What you will do
Provide an exact transcription of all the records.

────────────────

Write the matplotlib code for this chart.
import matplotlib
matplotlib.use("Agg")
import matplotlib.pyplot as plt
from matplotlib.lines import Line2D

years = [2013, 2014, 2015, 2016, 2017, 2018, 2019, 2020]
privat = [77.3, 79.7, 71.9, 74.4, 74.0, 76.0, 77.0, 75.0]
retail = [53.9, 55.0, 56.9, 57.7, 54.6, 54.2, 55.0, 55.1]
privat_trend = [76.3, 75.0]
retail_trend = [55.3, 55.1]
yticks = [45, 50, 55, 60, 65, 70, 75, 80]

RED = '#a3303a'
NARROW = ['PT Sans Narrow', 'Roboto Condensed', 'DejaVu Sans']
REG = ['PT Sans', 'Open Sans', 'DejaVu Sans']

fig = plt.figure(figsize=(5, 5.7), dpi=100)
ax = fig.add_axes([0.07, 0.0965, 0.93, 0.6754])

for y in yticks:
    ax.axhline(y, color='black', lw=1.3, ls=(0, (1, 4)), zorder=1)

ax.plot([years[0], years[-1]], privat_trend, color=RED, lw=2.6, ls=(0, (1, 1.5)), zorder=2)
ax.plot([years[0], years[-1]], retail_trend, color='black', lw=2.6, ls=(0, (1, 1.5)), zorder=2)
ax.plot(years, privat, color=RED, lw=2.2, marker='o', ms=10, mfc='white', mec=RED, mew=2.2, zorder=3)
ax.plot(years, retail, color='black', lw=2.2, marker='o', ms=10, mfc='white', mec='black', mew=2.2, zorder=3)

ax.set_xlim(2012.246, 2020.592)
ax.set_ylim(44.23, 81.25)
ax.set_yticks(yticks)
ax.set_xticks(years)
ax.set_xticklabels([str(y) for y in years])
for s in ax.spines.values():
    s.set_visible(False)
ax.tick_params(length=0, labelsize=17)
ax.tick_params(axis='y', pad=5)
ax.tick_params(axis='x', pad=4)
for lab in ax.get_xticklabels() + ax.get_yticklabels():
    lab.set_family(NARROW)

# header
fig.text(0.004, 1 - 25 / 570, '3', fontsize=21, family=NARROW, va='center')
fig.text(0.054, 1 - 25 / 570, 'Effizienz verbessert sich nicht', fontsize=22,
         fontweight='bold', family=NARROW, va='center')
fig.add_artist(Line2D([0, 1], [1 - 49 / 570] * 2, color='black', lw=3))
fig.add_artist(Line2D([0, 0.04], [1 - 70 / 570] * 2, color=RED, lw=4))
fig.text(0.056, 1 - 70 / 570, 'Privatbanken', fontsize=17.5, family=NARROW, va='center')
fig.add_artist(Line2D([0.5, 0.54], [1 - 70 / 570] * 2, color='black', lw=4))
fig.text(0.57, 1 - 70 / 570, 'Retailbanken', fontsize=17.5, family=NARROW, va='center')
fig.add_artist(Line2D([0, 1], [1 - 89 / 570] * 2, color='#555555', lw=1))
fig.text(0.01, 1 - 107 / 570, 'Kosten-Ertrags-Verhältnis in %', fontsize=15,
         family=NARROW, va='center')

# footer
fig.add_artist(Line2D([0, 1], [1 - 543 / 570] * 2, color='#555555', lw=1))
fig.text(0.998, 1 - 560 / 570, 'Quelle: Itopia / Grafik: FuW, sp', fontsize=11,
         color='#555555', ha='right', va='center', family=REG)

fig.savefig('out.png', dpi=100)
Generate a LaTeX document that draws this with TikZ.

────────────────

Result of this task
Write the matplotlib code for this chart.
import matplotlib
matplotlib.use("Agg")
import matplotlib.pyplot as plt
from matplotlib.lines import Line2D

years = [2013, 2014, 2015, 2016, 2017, 2018, 2019, 2020]
privat = [77.3, 79.7, 71.9, 74.4, 74.0, 76.0, 77.0, 75.0]
retail = [53.9, 55.0, 56.9, 57.7, 54.6, 54.2, 55.0, 55.1]
privat_trend = [76.3, 75.0]
retail_trend = [55.3, 55.1]
yticks = [45, 50, 55, 60, 65, 70, 75, 80]

RED = '#a3303a'
NARROW = ['PT Sans Narrow', 'Roboto Condensed', 'DejaVu Sans']
REG = ['PT Sans', 'Open Sans', 'DejaVu Sans']

fig = plt.figure(figsize=(5, 5.7), dpi=100)
ax = fig.add_axes([0.07, 0.0965, 0.93, 0.6754])

for y in yticks:
    ax.axhline(y, color='black', lw=1.3, ls=(0, (1, 4)), zorder=1)

ax.plot([years[0], years[-1]], privat_trend, color=RED, lw=2.6, ls=(0, (1, 1.5)), zorder=2)
ax.plot([years[0], years[-1]], retail_trend, color='black', lw=2.6, ls=(0, (1, 1.5)), zorder=2)
ax.plot(years, privat, color=RED, lw=2.2, marker='o', ms=10, mfc='white', mec=RED, mew=2.2, zorder=3)
ax.plot(years, retail, color='black', lw=2.2, marker='o', ms=10, mfc='white', mec='black', mew=2.2, zorder=3)

ax.set_xlim(2012.246, 2020.592)
ax.set_ylim(44.23, 81.25)
ax.set_yticks(yticks)
ax.set_xticks(years)
ax.set_xticklabels([str(y) for y in years])
for s in ax.spines.values():
    s.set_visible(False)
ax.tick_params(length=0, labelsize=17)
ax.tick_params(axis='y', pad=5)
ax.tick_params(axis='x', pad=4)
for lab in ax.get_xticklabels() + ax.get_yticklabels():
    lab.set_family(NARROW)

# header
fig.text(0.004, 1 - 25 / 570, '3', fontsize=21, family=NARROW, va='center')
fig.text(0.054, 1 - 25 / 570, 'Effizienz verbessert sich nicht', fontsize=22,
         fontweight='bold', family=NARROW, va='center')
fig.add_artist(Line2D([0, 1], [1 - 49 / 570] * 2, color='black', lw=3))
fig.add_artist(Line2D([0, 0.04], [1 - 70 / 570] * 2, color=RED, lw=4))
fig.text(0.056, 1 - 70 / 570, 'Privatbanken', fontsize=17.5, family=NARROW, va='center')
fig.add_artist(Line2D([0.5, 0.54], [1 - 70 / 570] * 2, color='black', lw=4))
fig.text(0.57, 1 - 70 / 570, 'Retailbanken', fontsize=17.5, family=NARROW, va='center')
fig.add_artist(Line2D([0, 1], [1 - 89 / 570] * 2, color='#555555', lw=1))
fig.text(0.01, 1 - 107 / 570, 'Kosten-Ertrags-Verhältnis in %', fontsize=15,
         family=NARROW, va='center')

# footer
fig.add_artist(Line2D([0, 1], [1 - 543 / 570] * 2, color='#555555', lw=1))
fig.text(0.998, 1 - 560 / 570, 'Quelle: Itopia / Grafik: FuW, sp', fontsize=11,
         color='#555555', ha='right', va='center', family=REG)

fig.savefig('out.png', dpi=100)
Generate a LaTeX document that draws this with TikZ.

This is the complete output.